= EXERCISE PROMPT =
Copy each line of the records that contains the word "diagram".

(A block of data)
######
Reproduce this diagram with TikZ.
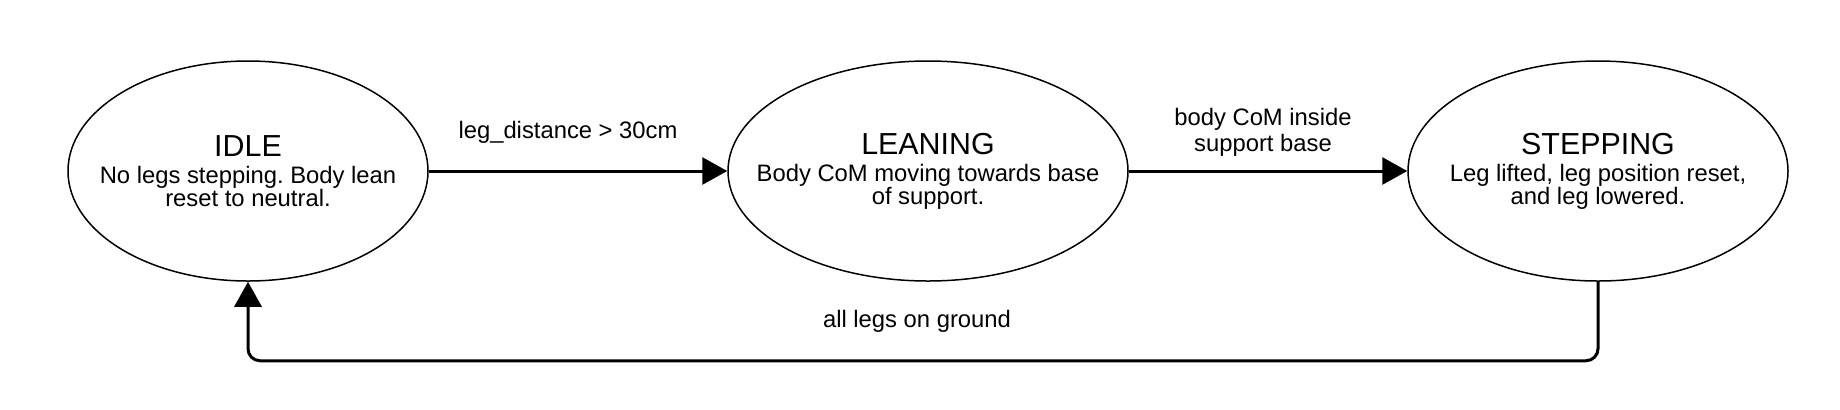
\documentclass[tikz,border=0pt]{standalone}
\usepackage{fontspec}
\setmainfont{Liberation Sans}
\usetikzlibrary{shapes.geometric,arrows.meta}
\frenchspacing

\tikzset{
    state/.style={draw, ellipse, line width=0.75pt, inner sep=0pt, minimum height=110pt},
    statetext/.style={align=center, inner sep=0pt, font=\fontsize{11.9}{11.5}\selectfont},
    flow/.style={line width=1.5pt, -{Triangle[length=12.5pt,width=13.5pt]}},
    cond/.style={align=center, font=\fontsize{11.9}{13}\selectfont},
}
\newcommand{\statename}[1]{{\fontsize{15.2}{15}\selectfont #1}\\[2pt]}

\begin{document}
\begin{tikzpicture}[x=0.5pt,y=-0.5pt]
    \useasboundingbox (0,0) rectangle (1840,409);
    % states
    \node[state, minimum width=180pt] (idle) at (248,171) {};
    \node[state, minimum width=200pt] (leaning) at (928,171) {};
    \node[state, minimum width=190pt] (stepping) at (1598,171) {};
    \node[statetext] (idletext) at (idle) {\statename{IDLE}No legs stepping. Body lean\\reset to neutral.};
    \node[statetext] (leaningtext) at (leaning) {\statename{LEANING}Body CoM moving towards base\\of support.};
    \node[statetext] (steppingtext) at (stepping) {\statename{STEPPING}Leg lifted, leg position reset,\\and leg lowered.};
    % transitions
    \draw[flow] (idle) -- (leaning);
    \draw[flow] (leaning) -- (stepping);
    \draw[flow, rounded corners=6pt] (stepping.south) -- ++(0,79) -| (idle.south);
    % conditions
    \node[cond, anchor=base] (c1) at (568,138) {leg\_distance > 30cm};
    \node[cond] (c2) at (1263,132) {body CoM inside\\support base};
    \node[cond, anchor=base] (c3) at (917,327) {all legs on ground};
\end{tikzpicture}
\end{document}
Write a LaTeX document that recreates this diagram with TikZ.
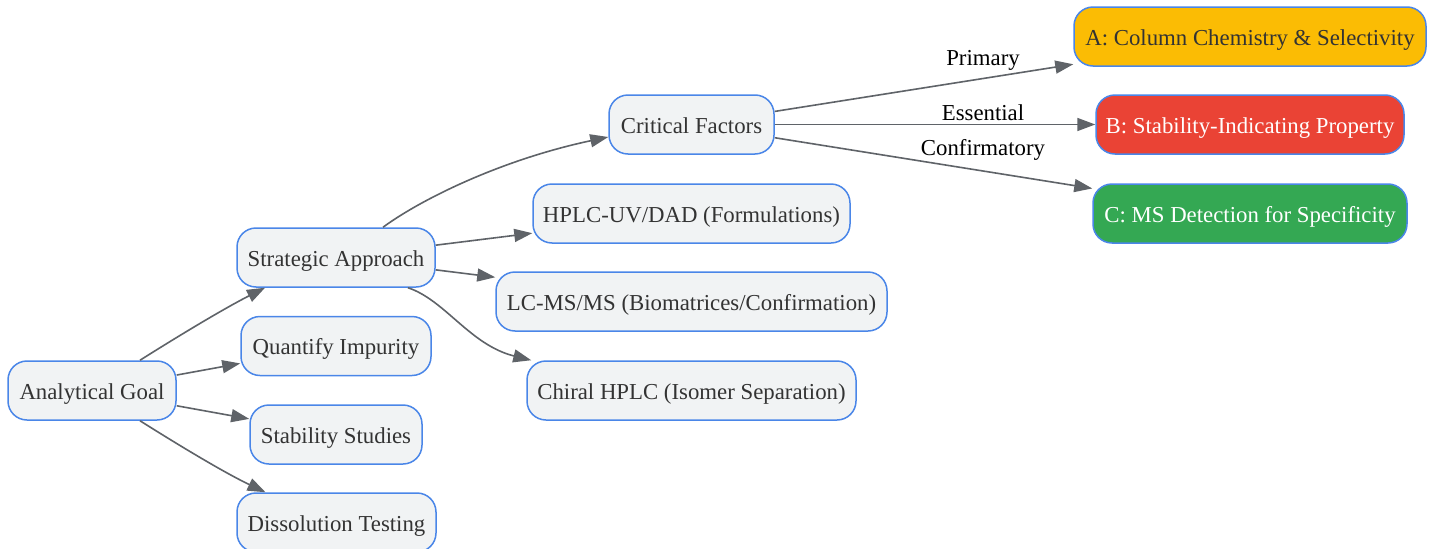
\documentclass[tikz,border=0pt]{standalone}
\usepackage{fontspec}
\setmainfont{Liberation Serif}
\usetikzlibrary{arrows.meta,calc}
\definecolor{nodefill}{HTML}{F1F3F4}
\definecolor{nodeborder}{HTML}{4A86E8}
\definecolor{edgecol}{HTML}{5F6368}
\definecolor{txt}{HTML}{333333}
\definecolor{yel}{HTML}{FBBC04}
\definecolor{red}{HTML}{EA4335}
\definecolor{grn}{HTML}{34A853}
\tikzset{
  box/.style={draw=nodeborder, fill=nodefill, line width=1.5pt, rounded corners=19pt,
    minimum height=59pt, inner sep=0pt, text=txt, text height=18.5pt, text depth=1.5pt,
    font=\fontsize{22.8}{27}\selectfont},
  edge/.style={draw=edgecol, line width=1.6pt, -{Triangle[length=18pt,width=13pt]}},
  lbl/.style={text=black, font=\fontsize{22.8}{27}\selectfont, inner sep=0pt, anchor=base}
}
\begin{document}
\begin{tikzpicture}[x=1pt,y=-1pt]
\useasboundingbox (0,0) rectangle (1436,549);
\fill[white] (0,0) rectangle (1436,549);
% nodes
\node[box, minimum width=168pt] (goal) at (92,390.5) {Analytical Goal};
\node[box, minimum width=198pt] (strat) at (336,257.5) {Strategic Approach};
\node[box, minimum width=190pt] (quant) at (336,346) {Quantify Impurity};
\node[box, minimum width=172pt] (stab) at (336,434.5) {Stability Studies};
\node[box, minimum width=199pt] (diss) at (336.5,522.5) {Dissolution Testing};
\node[box, minimum width=165pt] (crit) at (691.5,124.5) {Critical Factors};
\node[box, minimum width=317pt] (hplc) at (691.5,213.5) {HPLC-UV/DAD (Formulations)};
\node[box, minimum width=391pt] (lcms) at (691.5,301.5) {LC-MS/MS (Biomatrices/Confirmation)};
\node[box, minimum width=329pt] (chiral) at (691.5,390.5) {Chiral HPLC (Isomer Separation)};
\node[box, minimum width=352pt, fill=yel] (fa) at (1250,36.5) {A: Column Chemistry \& Selectivity};
\node[box, minimum width=308pt, fill=red, text=white] (fb) at (1250,124.5) {B: Stability-Indicating Property};
\node[box, minimum width=314pt, fill=grn, text=white] (fc) at (1250,213.5) {C: MS Detection for Specificity};
% edges
\draw[edge] ($(goal.north)+(48,0)$) .. controls (180,335) and (225,308) .. ($(strat.south)+(-71,0)$);
\draw[edge] (goal) -- (quant);
\draw[edge] (goal) -- (stab);
\draw[edge] ($(goal.south)+(48,0)$) .. controls (180,446) and (225,473) .. ($(diss.north)+(-71,0)$);
\draw[edge] ($(strat.north)+(47,0)$) .. controls (420,200) and (500,160) .. ($(crit.west)+(0,12.5)$);
\draw[edge] (strat) -- (hplc);
\draw[edge] (strat) -- (lcms);
\draw[edge] ($(strat.south)+(72,0)$) .. controls (445,300) and (470,345) .. ($(chiral.north west)+(5,0)$);
\draw[edge] (crit) -- (fa);
\draw[edge] (crit) -- (fb);
\draw[edge] (crit) -- (fc);
% labels
\node[lbl] (lp) at (983,65.7) {Primary};
\node[lbl] (le) at (983,120) {Essential};
\node[lbl] (lc) at (983,155) {Confirmatory};
\end{tikzpicture}
\end{document}
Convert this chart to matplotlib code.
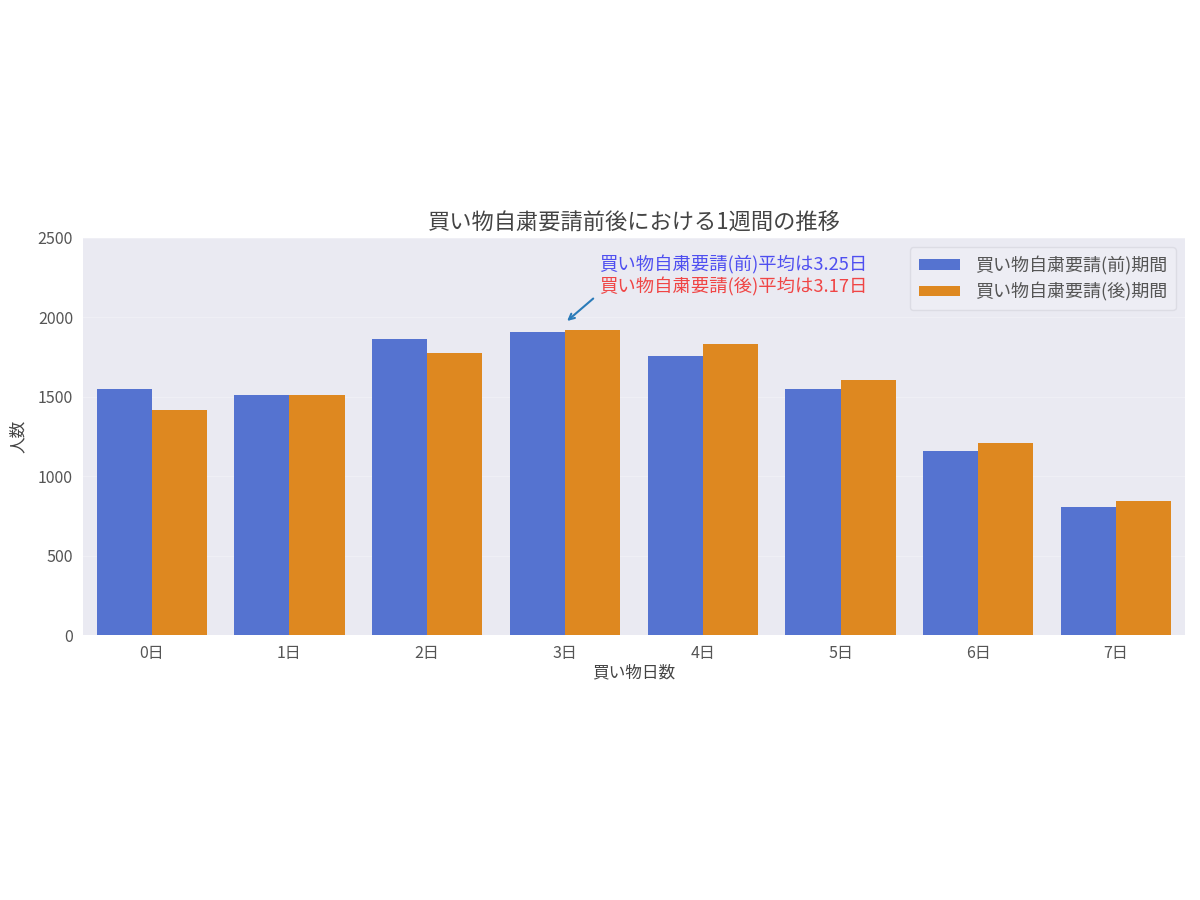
######
= SOLVED EXERCISE =
Reproduce this diagram with TikZ.
Write a LaTeX document that recreates this diagram with TikZ.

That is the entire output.